Some of his arguments for the eternity of the cosmos are purely semantic; most are tortuous. The most lucid of them appears in the Physics. It focuses on the necessary existence not of cosmic matter but of cosmic change. Change is the object of his science and, since all natural entities have an internal principle of change – a physis – to prove the eternity of change is to prove the eternity of the objects of change as well.
Aristotle’s proof rests on the necessary existence of prior causes. The argument is abstract, but a concrete example, Aeschylus’ fate, will make it clear. For Aeschylus to be killed by a falling tortoise – so Aristotle would argue – both playwright and the immediate cause of his death, a tortoise travelling at speed, must first exist. That seems obvious enough. For the tortoise to fall, some existing thing must have changed: an eagle that opened its talons. For the eagle to have opened its talons, some existing thing must have changed: the eagle’s sensitive soul – the cognitive-motor system that perceived Aeschylus’ head, considered its goals and desires, fired its pneuma and sprang its talons wide. For the eagle’s soul . . . but the point is clear: no matter how far back you go, any observed change necessarily implies the existence of a previous change and the existence of objects and subjects of change – ergo change is e
ternal.
Aristotle’s argument is a generalization of the argument for the eternity of forms/kinds – organismal generation being a special kind of change. It’s a good one if your physics are fully deterministic. Given a deterministic cosmos filled with change, change must have existed for as long as time has existed; and Aristotle has another argument to show that time has neither a beginning nor an end. We might expect that this would be the end of the matter, but it isn’t. ‘Eternity’s a terrible thought. I mean, where’s it going to end?’ said Tom Stoppard’s Rosencrantz; Aristotle, by contrast, worries that it might.
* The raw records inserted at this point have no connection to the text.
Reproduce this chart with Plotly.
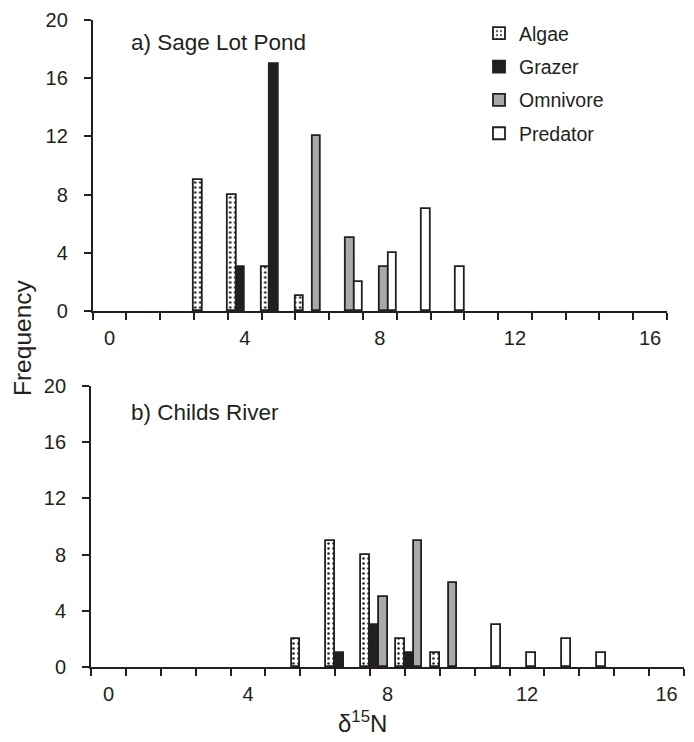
import plotly.graph_objects as go

# ---- data ----
d15n_bins = list(range(17))          # delta 15N bins (category axis 0..16)
tick_labels = ["0", "4", "8", "12", "16"]
tick_bins = [0, 4, 8, 12, 16]
series_names = ["Algae", "Grazer", "Omnivore", "Predator"]

# a) Sage Lot Pond
sage_algae    = [0, 0, 0, 9, 8, 3, 1, 0, 0, 0, 0, 0, 0, 0, 0, 0, 0]
sage_grazer   = [0, 0, 0, 0, 3, 17, 0, 0, 0, 0, 0, 0, 0, 0, 0, 0, 0]
sage_omnivore = [0, 0, 0, 0, 0, 0, 12, 5, 3, 0, 0, 0, 0, 0, 0, 0, 0]
sage_predator = [0, 0, 0, 0, 0, 0, 0, 2, 4, 7, 3, 0, 0, 0, 0, 0, 0]

# b) Childs River
childs_algae    = [0, 0, 0, 0, 0, 0, 2, 9, 8, 2, 1, 0, 0, 0, 0, 0, 0]
childs_grazer   = [0, 0, 0, 0, 0, 0, 0, 1, 3, 1, 0, 0, 0, 0, 0, 0, 0]
childs_omnivore = [0, 0, 0, 0, 0, 0, 0, 0, 5, 9, 6, 0, 0, 0, 0, 0, 0]
childs_predator = [0, 0, 0, 0, 0, 0, 0, 0, 0, 0, 0, 3, 1, 2, 1, 0, 0]

y_ticks = [0, 4, 8, 12, 16, 20]

# ---- layout helpers (pixel -> paper) ----
W, H = 694, 742
ML, MR, MT, MB = 10, 5, 5, 5
PW, PH = W - ML - MR, H - MT - MB

def px_x(px):
    return (px - ML) / PW

def px_y(py):
    return (H - MB - py) / PH

INK = "#231f20"
FONT = "Liberation Sans, Arial, Helvetica, sans-serif"
styles = {
    "Algae": dict(color="white", pattern=dict(shape=".", fgcolor=INK, bgcolor="white",
                                               size=5, solidity=0.2, fillmode="replace")),
    "Grazer": dict(color=INK),
    "Omnivore": dict(color="#a7a9ac"),
    "Predator": dict(color="white"),
}

fig = go.Figure()

def add_panel(series, xa, ya, offsets, show_legend):
    for name, vals, off in zip(series_names, series, offsets):
        xs = [b for b, v in zip(d15n_bins, vals) if v]
        ys = [v for v in vals if v]
        m = dict(styles[name])
        m["line"] = dict(color=INK, width=1.8)
        fig.add_trace(go.Bar(
            x=xs, y=ys, name=name, marker=m, width=0.25, offset=off,
            xaxis=xa, yaxis=ya, showlegend=show_legend, legendgroup=name,
        ))

add_panel([sage_algae, sage_grazer, sage_omnivore, sage_predator], "x", "y",
          [-0.5, -0.25, 0.0, 0.25], True)
add_panel([childs_algae, childs_grazer, childs_omnivore, childs_predator], "x2", "y2",
          [-0.75, -0.5, -0.25, 0.0], False)

def xaxis_cfg(x0, x1, anchor):
    return dict(
        domain=[px_x(x0), px_x(x1)], anchor=anchor, range=[-0.5, 16.5],
        tickmode="array", tickvals=tick_bins, ticktext=tick_labels,
        ticks="", showgrid=False, zeroline=False,
        showline=True, linecolor=INK, linewidth=1.8,
        tickfont=dict(family=FONT, size=20, color=INK),
        ticklabelstandoff=8,
        minor=dict(tickmode="linear", tick0=-0.5, dtick=1, ticks="outside",
                   ticklen=7, tickwidth=1.8, tickcolor=INK, showgrid=False),
        fixedrange=True,
    )

def yaxis_cfg(y_top, y_bot, anchor):
    return dict(
        domain=[px_y(y_bot), px_y(y_top)], anchor=anchor, range=[0, 20],
        tickmode="array", tickvals=y_ticks,
        ticks="outside", ticklen=7, tickwidth=1.8, tickcolor=INK,
        showgrid=False, zeroline=False,
        showline=True, linecolor=INK, linewidth=1.8,
        tickfont=dict(family=FONT, size=20, color=INK),
        ticklabelstandoff=12,
        fixedrange=True,
    )

fig.update_layout(
    width=W, height=H,
    margin=dict(l=ML, r=MR, t=MT, b=MB, autoexpand=False),
    paper_bgcolor="white", plot_bgcolor="white",
    barmode="group", bargap=0, bargroupgap=0,
    xaxis=xaxis_cfg(92.7, 667, "y"),
    yaxis=yaxis_cfg(20, 311, "x"),
    xaxis2=xaxis_cfg(91, 684, "y2"),
    yaxis2=yaxis_cfg(386, 667, "x2"),
    legend=dict(
        x=px_x(479), y=px_y(14), xanchor="left", yanchor="top",
        font=dict(family=FONT, size=19.5, color=INK),
        bgcolor="rgba(0,0,0,0)", traceorder="grouped", tracegroupgap=5,
        itemwidth=30,
    ),
    font=dict(family=FONT, color=INK),
    showlegend=True,
)

anns = [
    dict(text="a) Sage Lot Pond", x=px_x(129), y=px_y(42), xanchor="left", yanchor="middle",
         font=dict(size=22.5)),
    dict(text="b) Childs River", x=px_x(129), y=px_y(412), xanchor="left", yanchor="middle",
         font=dict(size=22.5)),
    dict(text="Frequency", x=px_x(22), y=px_y(338), xanchor="center", yanchor="middle",
         textangle=-90, font=dict(size=24.5)),
    dict(text="δ<sup>15</sup>N", x=px_x(362), y=px_y(722), xanchor="center", yanchor="middle",
         font=dict(size=24)),
]
for a in anns:
    a.update(xref="paper", yref="paper", showarrow=False)
    a["font"].update(family=FONT, color=INK)
    fig.add_annotation(**a)

fig.write_html("out.html", config={"displayModeBar": False},
               post_script="document.body.style.margin='0px';")
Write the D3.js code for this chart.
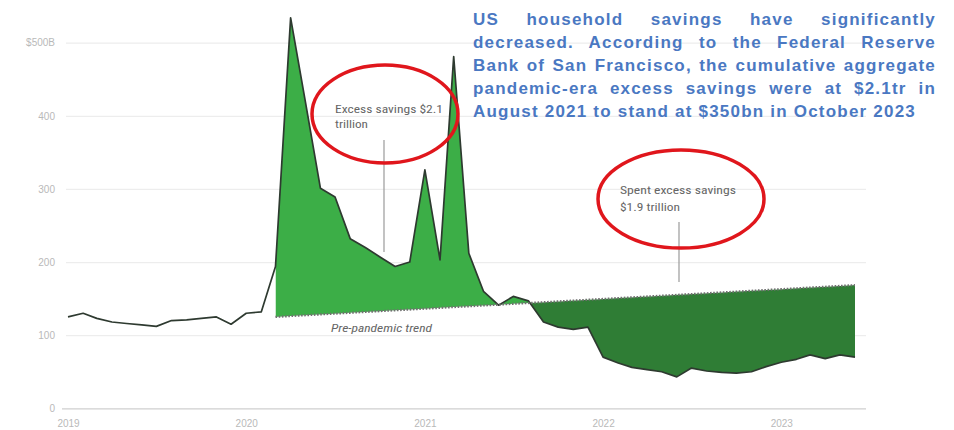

He worries that the causal chain might break. That’s because his physics is based on the common-sense idea that an object in motion will eventually, naturally, come to rest. Before it does so, the object may contact another object and so set it in motion, but eventually the force will dissipate as, when you throw a stone in a pond, the ripples eventually fade to nothing.* So to keep the world in motion Aristotle needs a continuous source of change, a cosmic engine. To find one he looks to the heavens. The Egyptians and the Babylonians, Aristotle says, have been watching the heavens for generation upon generation, and their movements never vary.* If anything can guarantee eternal movement on Earth, then the stars can.